_WHAT THE TASK REQUIRES_
In the lines below, output everything from the first line through the line containing "ax=ax, legend=True, zorder=3)" exactly as it is. Pictures are not part of the output.

_MATERIAL_
# # #
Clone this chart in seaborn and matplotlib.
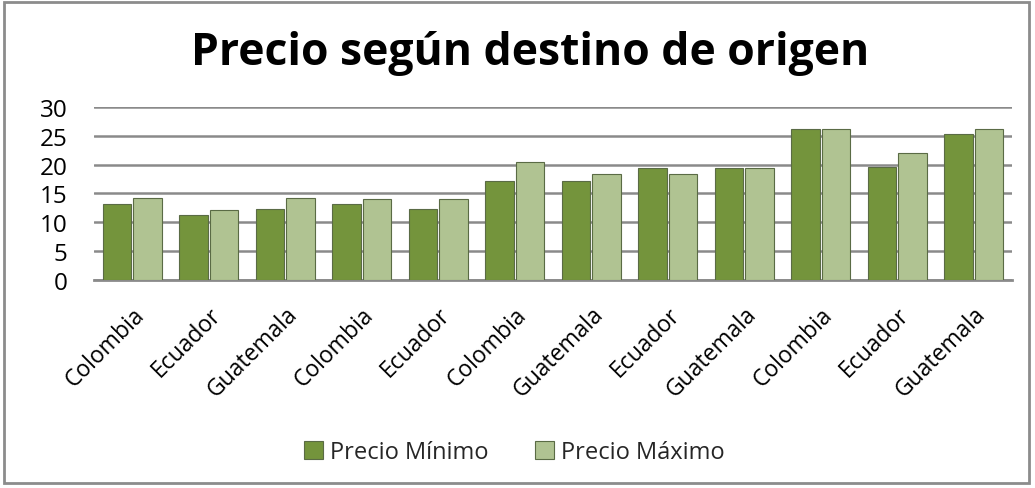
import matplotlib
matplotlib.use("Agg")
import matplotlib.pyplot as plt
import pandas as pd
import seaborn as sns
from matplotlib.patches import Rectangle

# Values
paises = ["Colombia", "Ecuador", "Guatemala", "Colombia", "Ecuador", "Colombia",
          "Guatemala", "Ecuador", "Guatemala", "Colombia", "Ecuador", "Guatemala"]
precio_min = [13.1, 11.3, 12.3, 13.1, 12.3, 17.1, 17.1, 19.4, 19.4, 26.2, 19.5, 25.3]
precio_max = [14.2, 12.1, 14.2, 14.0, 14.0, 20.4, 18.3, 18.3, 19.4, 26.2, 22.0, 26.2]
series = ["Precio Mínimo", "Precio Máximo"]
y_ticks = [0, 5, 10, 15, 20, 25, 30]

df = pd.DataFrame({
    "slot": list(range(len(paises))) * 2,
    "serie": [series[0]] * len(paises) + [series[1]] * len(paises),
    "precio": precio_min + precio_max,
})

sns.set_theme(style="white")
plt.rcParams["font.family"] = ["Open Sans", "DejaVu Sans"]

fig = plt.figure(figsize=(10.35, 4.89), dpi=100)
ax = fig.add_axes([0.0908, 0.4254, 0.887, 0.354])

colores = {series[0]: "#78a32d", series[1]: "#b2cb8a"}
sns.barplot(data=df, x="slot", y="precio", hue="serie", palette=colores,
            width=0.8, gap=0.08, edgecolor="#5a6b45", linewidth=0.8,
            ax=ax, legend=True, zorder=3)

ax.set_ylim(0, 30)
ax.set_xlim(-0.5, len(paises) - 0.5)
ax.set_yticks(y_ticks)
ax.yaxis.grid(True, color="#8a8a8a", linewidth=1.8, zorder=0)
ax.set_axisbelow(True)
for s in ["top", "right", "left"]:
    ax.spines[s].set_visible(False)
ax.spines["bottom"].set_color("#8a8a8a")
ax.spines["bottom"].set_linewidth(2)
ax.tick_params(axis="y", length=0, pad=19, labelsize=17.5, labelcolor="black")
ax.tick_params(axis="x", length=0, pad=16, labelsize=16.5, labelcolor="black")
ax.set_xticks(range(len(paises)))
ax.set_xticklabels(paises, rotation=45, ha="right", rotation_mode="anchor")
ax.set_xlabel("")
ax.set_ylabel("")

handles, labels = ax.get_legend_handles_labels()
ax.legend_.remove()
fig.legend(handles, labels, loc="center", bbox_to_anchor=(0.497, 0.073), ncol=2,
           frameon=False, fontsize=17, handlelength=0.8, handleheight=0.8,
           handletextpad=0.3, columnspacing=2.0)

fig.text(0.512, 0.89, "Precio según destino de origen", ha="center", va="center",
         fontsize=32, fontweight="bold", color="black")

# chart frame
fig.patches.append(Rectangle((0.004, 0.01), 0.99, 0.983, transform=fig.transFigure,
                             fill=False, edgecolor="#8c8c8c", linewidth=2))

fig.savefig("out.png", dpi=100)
# # #
_ANSWER TO THE EXERCISE_
Clone this chart in seaborn and matplotlib.
import matplotlib
matplotlib.use("Agg")
import matplotlib.pyplot as plt
import pandas as pd
import seaborn as sns
from matplotlib.patches import Rectangle

# Values
paises = ["Colombia", "Ecuador", "Guatemala", "Colombia", "Ecuador", "Colombia",
          "Guatemala", "Ecuador", "Guatemala", "Colombia", "Ecuador", "Guatemala"]
precio_min = [13.1, 11.3, 12.3, 13.1, 12.3, 17.1, 17.1, 19.4, 19.4, 26.2, 19.5, 25.3]
precio_max = [14.2, 12.1, 14.2, 14.0, 14.0, 20.4, 18.3, 18.3, 19.4, 26.2, 22.0, 26.2]
series = ["Precio Mínimo", "Precio Máximo"]
y_ticks = [0, 5, 10, 15, 20, 25, 30]

df = pd.DataFrame({
    "slot": list(range(len(paises))) * 2,
    "serie": [series[0]] * len(paises) + [series[1]] * len(paises),
    "precio": precio_min + precio_max,
})

sns.set_theme(style="white")
plt.rcParams["font.family"] = ["Open Sans", "DejaVu Sans"]

fig = plt.figure(figsize=(10.35, 4.89), dpi=100)
ax = fig.add_axes([0.0908, 0.4254, 0.887, 0.354])

colores = {series[0]: "#78a32d", series[1]: "#b2cb8a"}
sns.barplot(data=df, x="slot", y="precio", hue="serie", palette=colores,
            width=0.8, gap=0.08, edgecolor="#5a6b45", linewidth=0.8,
            ax=ax, legend=True, zorder=3)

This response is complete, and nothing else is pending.